begin SUPPLIED DATA

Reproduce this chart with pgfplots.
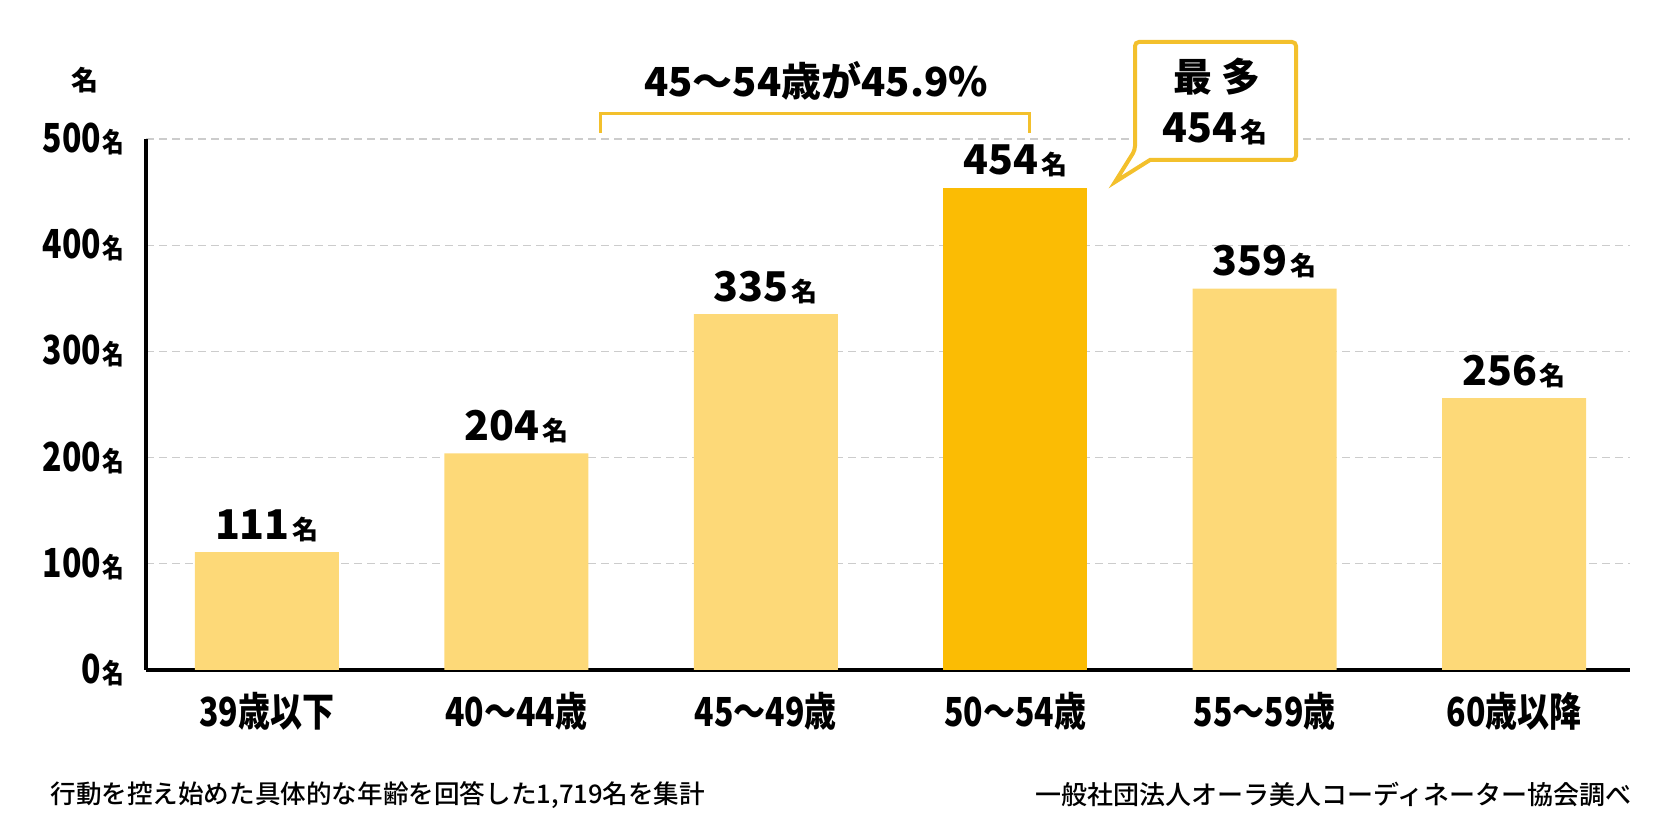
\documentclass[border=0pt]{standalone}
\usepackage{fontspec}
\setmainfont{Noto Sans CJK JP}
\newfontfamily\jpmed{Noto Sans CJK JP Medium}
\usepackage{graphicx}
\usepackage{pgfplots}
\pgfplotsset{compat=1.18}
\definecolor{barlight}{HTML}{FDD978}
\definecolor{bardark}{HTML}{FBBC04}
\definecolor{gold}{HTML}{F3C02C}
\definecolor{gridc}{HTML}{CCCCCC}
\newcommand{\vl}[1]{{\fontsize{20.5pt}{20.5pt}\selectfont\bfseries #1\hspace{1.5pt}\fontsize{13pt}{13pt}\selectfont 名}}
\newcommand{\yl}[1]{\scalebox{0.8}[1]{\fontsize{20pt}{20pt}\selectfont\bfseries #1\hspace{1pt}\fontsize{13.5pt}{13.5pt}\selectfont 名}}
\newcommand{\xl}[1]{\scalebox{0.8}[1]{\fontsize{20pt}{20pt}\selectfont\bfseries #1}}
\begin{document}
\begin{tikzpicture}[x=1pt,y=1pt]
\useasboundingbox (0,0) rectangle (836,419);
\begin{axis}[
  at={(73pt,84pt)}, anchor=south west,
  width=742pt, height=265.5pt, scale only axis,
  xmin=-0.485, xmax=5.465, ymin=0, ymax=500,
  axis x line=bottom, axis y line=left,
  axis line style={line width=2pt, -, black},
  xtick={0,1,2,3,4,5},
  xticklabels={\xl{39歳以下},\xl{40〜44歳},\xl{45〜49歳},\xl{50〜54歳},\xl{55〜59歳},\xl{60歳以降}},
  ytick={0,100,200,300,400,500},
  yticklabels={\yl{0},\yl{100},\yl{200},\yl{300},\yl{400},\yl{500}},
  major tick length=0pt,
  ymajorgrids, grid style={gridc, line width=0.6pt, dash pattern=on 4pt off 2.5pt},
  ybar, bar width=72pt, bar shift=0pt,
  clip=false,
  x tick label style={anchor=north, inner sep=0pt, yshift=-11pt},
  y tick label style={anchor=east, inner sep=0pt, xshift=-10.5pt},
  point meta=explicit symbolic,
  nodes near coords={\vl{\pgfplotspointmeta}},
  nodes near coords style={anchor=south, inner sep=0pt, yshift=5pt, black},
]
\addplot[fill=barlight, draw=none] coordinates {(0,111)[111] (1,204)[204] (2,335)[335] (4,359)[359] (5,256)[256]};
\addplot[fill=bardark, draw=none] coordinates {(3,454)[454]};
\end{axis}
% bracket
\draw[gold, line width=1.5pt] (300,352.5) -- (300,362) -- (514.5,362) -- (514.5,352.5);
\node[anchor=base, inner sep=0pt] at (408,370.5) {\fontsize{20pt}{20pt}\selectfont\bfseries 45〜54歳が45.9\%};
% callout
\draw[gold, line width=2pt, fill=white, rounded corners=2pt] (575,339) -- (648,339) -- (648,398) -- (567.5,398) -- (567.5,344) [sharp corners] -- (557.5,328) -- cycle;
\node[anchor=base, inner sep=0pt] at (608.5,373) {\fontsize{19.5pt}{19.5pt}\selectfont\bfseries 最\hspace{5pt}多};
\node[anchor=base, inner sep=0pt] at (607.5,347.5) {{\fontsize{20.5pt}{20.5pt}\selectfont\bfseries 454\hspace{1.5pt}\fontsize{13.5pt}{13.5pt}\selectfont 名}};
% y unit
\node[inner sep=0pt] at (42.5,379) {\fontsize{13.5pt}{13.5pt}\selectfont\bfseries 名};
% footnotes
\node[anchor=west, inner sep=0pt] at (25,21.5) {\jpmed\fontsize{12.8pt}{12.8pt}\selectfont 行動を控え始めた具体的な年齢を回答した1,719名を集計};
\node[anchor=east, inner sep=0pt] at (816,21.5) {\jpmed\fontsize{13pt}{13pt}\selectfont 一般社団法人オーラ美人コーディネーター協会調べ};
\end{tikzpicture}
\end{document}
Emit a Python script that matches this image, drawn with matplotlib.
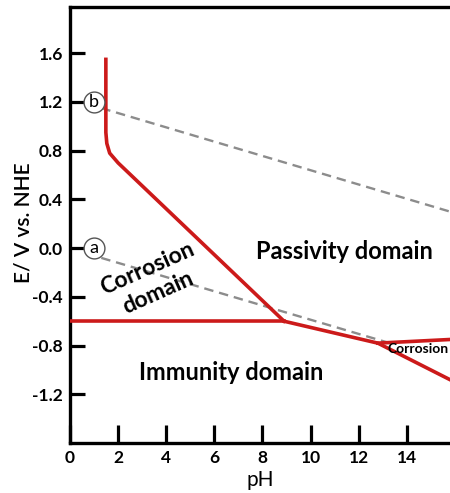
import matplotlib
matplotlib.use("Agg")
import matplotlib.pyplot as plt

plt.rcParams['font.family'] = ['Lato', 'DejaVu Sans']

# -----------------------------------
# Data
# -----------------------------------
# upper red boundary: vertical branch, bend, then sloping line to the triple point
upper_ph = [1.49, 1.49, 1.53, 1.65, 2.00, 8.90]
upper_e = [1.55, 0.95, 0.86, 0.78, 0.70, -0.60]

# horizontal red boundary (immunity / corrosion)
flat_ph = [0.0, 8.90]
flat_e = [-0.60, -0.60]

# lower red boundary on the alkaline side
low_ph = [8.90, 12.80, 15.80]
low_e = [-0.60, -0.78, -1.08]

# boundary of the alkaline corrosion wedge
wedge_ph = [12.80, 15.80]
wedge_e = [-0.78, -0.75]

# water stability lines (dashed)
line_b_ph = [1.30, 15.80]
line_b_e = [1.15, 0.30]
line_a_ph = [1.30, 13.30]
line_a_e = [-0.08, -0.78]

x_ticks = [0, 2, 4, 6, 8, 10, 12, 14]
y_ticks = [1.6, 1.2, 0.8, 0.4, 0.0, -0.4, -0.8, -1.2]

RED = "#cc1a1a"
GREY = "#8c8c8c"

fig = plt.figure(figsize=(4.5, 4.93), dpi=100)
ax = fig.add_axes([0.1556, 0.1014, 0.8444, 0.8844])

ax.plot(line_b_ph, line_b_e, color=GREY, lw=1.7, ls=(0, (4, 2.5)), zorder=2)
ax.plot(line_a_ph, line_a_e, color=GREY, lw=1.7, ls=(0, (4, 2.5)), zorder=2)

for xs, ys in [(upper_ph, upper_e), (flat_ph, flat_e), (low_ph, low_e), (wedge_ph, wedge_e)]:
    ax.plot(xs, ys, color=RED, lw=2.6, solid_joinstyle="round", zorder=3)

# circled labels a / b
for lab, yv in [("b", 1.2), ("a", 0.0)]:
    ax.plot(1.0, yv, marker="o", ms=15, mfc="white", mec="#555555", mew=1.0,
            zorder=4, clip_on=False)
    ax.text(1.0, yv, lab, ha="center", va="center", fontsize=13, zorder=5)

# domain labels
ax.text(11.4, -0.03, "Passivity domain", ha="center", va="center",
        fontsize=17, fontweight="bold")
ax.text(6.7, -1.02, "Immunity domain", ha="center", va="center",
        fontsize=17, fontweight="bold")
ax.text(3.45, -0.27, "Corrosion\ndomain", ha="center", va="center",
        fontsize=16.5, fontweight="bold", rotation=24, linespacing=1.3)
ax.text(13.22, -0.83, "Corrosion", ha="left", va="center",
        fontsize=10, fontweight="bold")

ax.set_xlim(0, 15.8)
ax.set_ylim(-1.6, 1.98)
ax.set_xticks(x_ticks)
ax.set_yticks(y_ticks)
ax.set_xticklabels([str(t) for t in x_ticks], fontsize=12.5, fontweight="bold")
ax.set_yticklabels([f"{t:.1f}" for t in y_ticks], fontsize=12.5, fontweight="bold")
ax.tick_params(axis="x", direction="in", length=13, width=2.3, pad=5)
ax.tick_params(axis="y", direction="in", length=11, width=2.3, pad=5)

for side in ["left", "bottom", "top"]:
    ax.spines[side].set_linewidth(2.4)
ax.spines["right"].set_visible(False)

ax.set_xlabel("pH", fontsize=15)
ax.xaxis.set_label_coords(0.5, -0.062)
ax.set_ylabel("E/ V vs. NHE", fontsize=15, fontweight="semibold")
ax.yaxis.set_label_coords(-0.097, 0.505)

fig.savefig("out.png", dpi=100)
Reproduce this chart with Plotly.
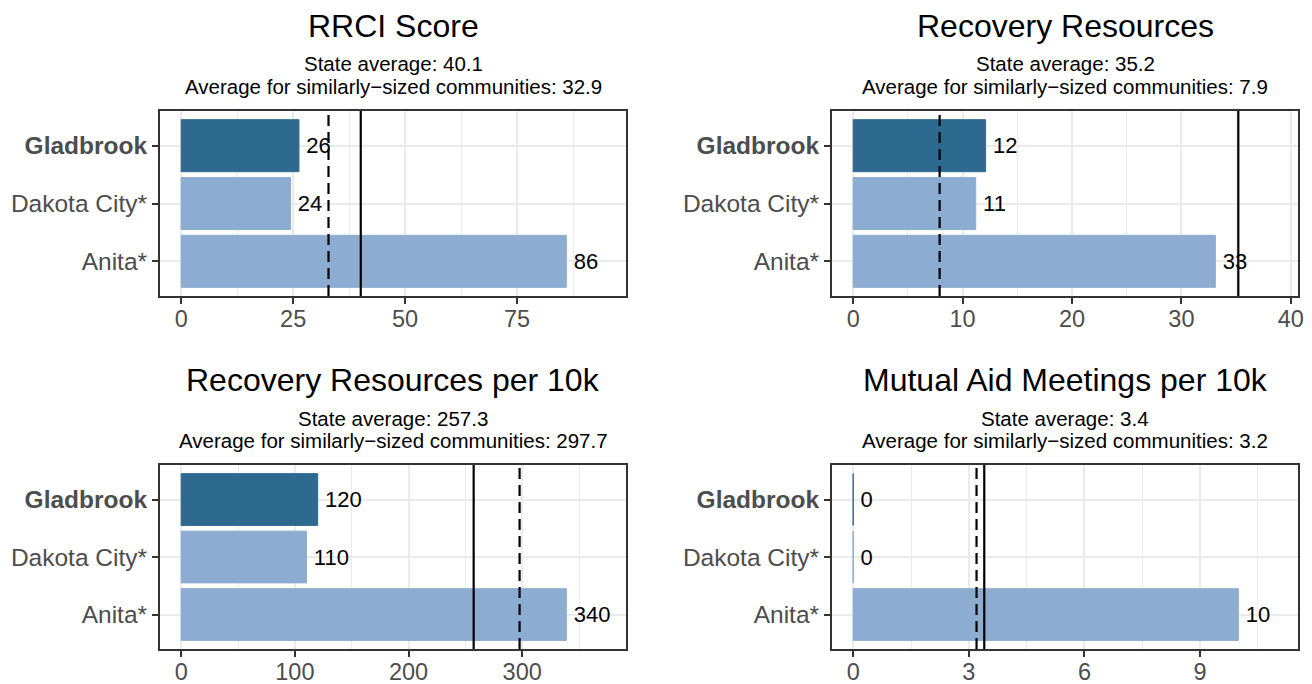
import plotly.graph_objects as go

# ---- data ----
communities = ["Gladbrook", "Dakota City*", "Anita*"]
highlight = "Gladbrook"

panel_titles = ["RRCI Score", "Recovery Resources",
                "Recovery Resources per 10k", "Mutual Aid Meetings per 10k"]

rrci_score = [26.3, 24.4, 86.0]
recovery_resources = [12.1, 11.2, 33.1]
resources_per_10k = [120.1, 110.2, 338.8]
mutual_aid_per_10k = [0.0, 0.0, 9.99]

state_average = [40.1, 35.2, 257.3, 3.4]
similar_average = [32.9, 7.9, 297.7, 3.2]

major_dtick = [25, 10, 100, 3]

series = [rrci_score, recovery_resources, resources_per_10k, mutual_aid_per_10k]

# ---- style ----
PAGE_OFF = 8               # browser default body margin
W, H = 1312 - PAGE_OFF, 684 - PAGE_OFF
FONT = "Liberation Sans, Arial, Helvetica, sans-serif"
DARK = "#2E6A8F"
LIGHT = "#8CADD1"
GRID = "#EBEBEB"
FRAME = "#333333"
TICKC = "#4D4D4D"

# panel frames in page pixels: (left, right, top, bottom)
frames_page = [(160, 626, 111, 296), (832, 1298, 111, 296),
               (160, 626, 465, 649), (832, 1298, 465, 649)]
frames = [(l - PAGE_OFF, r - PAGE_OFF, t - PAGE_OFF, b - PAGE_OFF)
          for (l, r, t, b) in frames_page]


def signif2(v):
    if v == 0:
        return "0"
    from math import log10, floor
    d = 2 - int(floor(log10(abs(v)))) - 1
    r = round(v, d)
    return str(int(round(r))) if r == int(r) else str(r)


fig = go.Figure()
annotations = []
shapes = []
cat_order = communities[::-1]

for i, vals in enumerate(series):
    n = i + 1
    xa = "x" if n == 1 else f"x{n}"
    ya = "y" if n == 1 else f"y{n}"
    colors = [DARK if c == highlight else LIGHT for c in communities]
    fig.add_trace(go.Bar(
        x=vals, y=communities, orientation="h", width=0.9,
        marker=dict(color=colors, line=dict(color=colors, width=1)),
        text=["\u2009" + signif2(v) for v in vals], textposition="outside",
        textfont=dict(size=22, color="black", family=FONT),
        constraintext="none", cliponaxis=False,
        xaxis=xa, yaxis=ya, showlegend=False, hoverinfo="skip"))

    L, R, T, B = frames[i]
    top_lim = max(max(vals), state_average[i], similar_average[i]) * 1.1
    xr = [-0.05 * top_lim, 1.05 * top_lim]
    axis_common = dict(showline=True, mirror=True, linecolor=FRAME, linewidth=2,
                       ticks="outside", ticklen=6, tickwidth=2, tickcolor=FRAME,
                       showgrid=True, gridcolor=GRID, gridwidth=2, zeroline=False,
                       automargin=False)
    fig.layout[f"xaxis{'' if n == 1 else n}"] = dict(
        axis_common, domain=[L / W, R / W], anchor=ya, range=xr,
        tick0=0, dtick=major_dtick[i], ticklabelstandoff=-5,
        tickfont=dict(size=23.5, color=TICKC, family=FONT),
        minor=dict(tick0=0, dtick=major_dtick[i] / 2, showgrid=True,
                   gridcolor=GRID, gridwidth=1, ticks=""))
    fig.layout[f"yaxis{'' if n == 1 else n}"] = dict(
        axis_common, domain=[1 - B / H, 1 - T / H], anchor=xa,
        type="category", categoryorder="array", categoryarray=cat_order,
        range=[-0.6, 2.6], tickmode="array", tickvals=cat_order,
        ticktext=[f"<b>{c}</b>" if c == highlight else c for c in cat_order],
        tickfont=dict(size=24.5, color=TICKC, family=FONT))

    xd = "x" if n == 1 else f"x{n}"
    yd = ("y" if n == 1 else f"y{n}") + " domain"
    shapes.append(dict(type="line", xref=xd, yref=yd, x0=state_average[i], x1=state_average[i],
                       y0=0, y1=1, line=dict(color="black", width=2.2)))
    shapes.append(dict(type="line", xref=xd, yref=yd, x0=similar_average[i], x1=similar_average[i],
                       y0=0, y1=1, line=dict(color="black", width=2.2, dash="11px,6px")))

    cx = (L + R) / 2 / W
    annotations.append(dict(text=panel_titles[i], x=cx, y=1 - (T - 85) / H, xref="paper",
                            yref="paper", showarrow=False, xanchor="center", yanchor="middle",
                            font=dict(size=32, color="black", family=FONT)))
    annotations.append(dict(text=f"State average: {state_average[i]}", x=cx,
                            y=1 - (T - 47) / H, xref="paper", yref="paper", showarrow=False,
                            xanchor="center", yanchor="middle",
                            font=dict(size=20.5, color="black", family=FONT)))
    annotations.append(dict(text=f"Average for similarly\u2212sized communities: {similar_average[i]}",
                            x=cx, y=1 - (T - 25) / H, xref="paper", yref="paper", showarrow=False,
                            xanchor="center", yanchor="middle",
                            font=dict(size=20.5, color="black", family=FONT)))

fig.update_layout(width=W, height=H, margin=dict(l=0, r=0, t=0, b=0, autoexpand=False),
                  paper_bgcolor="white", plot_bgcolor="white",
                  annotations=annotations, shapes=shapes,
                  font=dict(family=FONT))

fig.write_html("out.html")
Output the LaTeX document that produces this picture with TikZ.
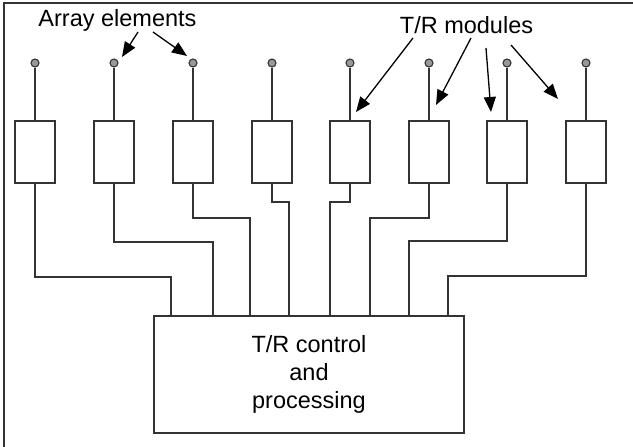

end SUPPLIED DATA

## STATED PROBLEM
Copy every line from the records above that contains the word "chart".

## SOLUTION TO THIS TASK
Reproduce this chart with pgfplots.
Reproduce this chart with Plotly.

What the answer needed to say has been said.